How Old is Our Universe

Until 18th century, Astronomers assumed the Earth, and therefore the Universe was timeless. That it had always been here, and always would be. In 1927, the brilliant Belgian priest and astronomer, George Lemaitre published an article proposing that Universe was created at one point of time and it must be expanding or contracting. Based on Lamaitre’s work Scientists have, so far, found two methods to calculate age of universe: by studying the oldest objects within the universe, and measuring how fast the universe is expanding. [1]

But these methods for calculating the age of Universe are relative and involve very high amount of uncertainty:

1) “It is impossible to determine the age of a single star all by itself. Because star’s brightness and temperature don't tell us much since these properties stay fairly constant for 90 percent of its lifetime” wrote Stephen Naftilan, professor of physics, in an article published on Scientific American. [2] In the same article Naftilan says that currently scientists are calculating the age of Star by calculating the age of Star Clusters,to which the star belongs. Age of Star cluster is calculated by studying the mass, brightness and temperature of stars which are either in early and late stage of their life. But this theory is based on the assumption that the stars of all masses in particular Star Cluster were created at the same time. Thus the whole calculation of the age of any astronomical object, and therefore that of the Universe becomes questionable.
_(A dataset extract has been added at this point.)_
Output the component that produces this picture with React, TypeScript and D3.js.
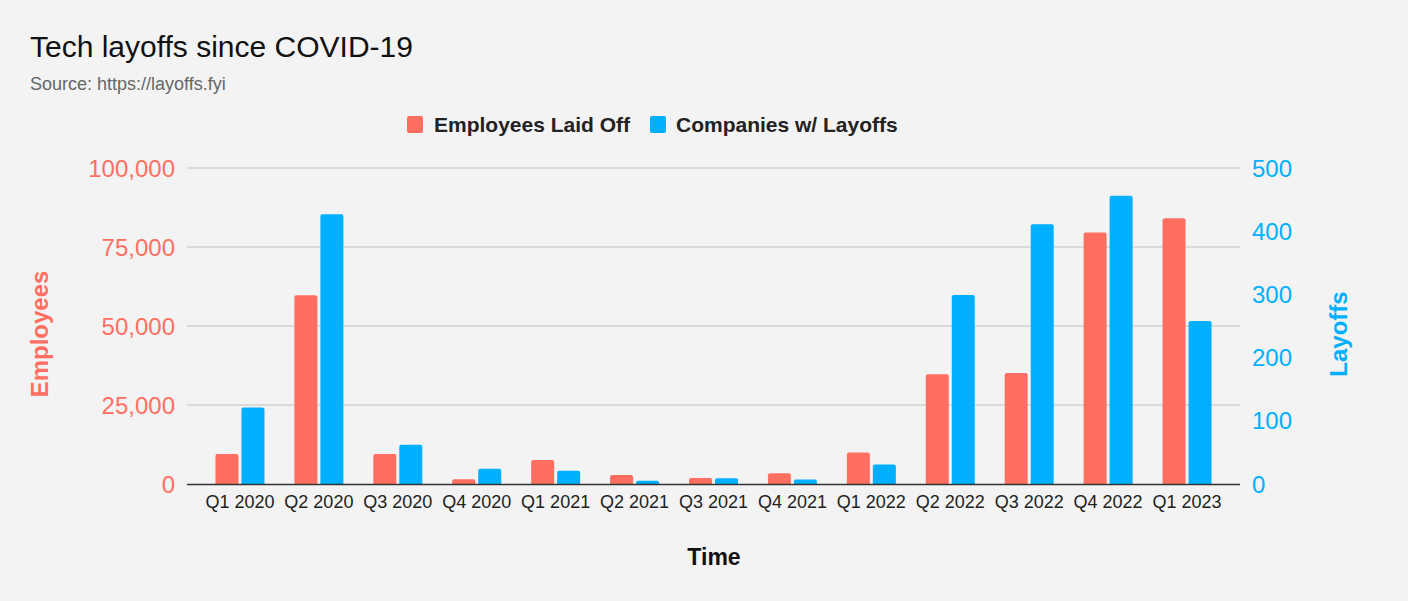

2) Method to calculate the rate of expansion of universe to determine its age is ruled out too. Because in 1929, Edwin Hubble demonstrated that more distant galaxies are moving away from us faster than closer ones. Thus if you go far enough out, there is a distance at which objects are speeding away from us faster than the speed of light. As a result, there are galaxies who have crossed a type of cosmological event horizon, from where any evidence of their existence, not even light, can ever reach to us, no matter how far into the future we go. [3]

If, so far, founded two methods are not yielding the answer to the real question with 100% surety, then how do we really know it with 100% surety? We can know the sure answer using method and calculations given by knower and Creator of the Universe. From Srimad Bhagavatam we know that there are innumerable universes, with one Brahma in each of them, and all of them are created and annihilated during the breathing time of the Karnodakshayi Vishnu. Life time of each universe is equal to that of the age of Brahma within it. According to Vedic texts, 50 years of Brahma's life have passed. Currently we are in the 1st day of Brahma's 51st year. In this first day we stand in the Kaliyuga of 28th Divyayuga of 7th Manvantara.

1 Brahma day is 1000 Divyayugas and similar is his one nigth. Thus 1 Brahma year = 360 x 2 x 1000 Divyayugas.

1 Divyayuga = 4,320,000 Solar years because a Divyayuga is the total of the four ages namely Satya (1,728,000 Solar years), Treta (1,296,000 Solar years), Dwapara (864,000 Solar years), and Kali-yugas (432,000 Solar years).

And 1 Manvantara is 71 Dviyayugas.

At present it is the regime of Vaivaswata Manu, as confirmed in the 4th chapter of the Bhagavat Gita. Vaivaswata Manu is the 7th of the fourteen Manus in this day of Brahma. After an expiry of 27 Divyayugas, during the currency of the 28 Divyayuga in the life of Vaivaswata Manu Shri Krishna descends in His original form.[4] As of year 2018, Krishna appeared on the earth 5,244 years ago. And disappeared after 125 years. [5] And Kaliyuga begins at the disappearance of Lord Krishna i.e. current Kali-yuga began 5119 solar years ago as of year 2018.

Therefore the age of our universe, as of year 2018, is calculated as:

= 50 Brahma years + 6 Manvantaras + 27 Divyayugas + 1 Satyayuga + 1 Tretayuga + 1 Dwapara yuga + 5119 solar years (of Kali-yuga)

= 50 x 360 x 2 x 1000 x 4,320,000 + 6 x 71 x 4,320,000 + 27 x 4,320,000 + 3,888,000 + 5119 solar years

= 4,320,000 x (50x 360 x 2 x 1000 + 6 x 71 + 27) + 3,888,000 + 5119 solar years

= 4,320,000 x (36,000,000 + 453) + 3,888,000 + 5119 solar years

= 4.32 x 36.000453 x 10^12 + 3.888 x 10^6 + 5119 solar years

= 155.52195696 x 10^12 + 3.893119 x 10^6 solar years

= 155.521960853119 x 10^12 trillion solar years (Not Approx.)

So our universe is exactly 155,521,960,853,119 years old as of year 2018.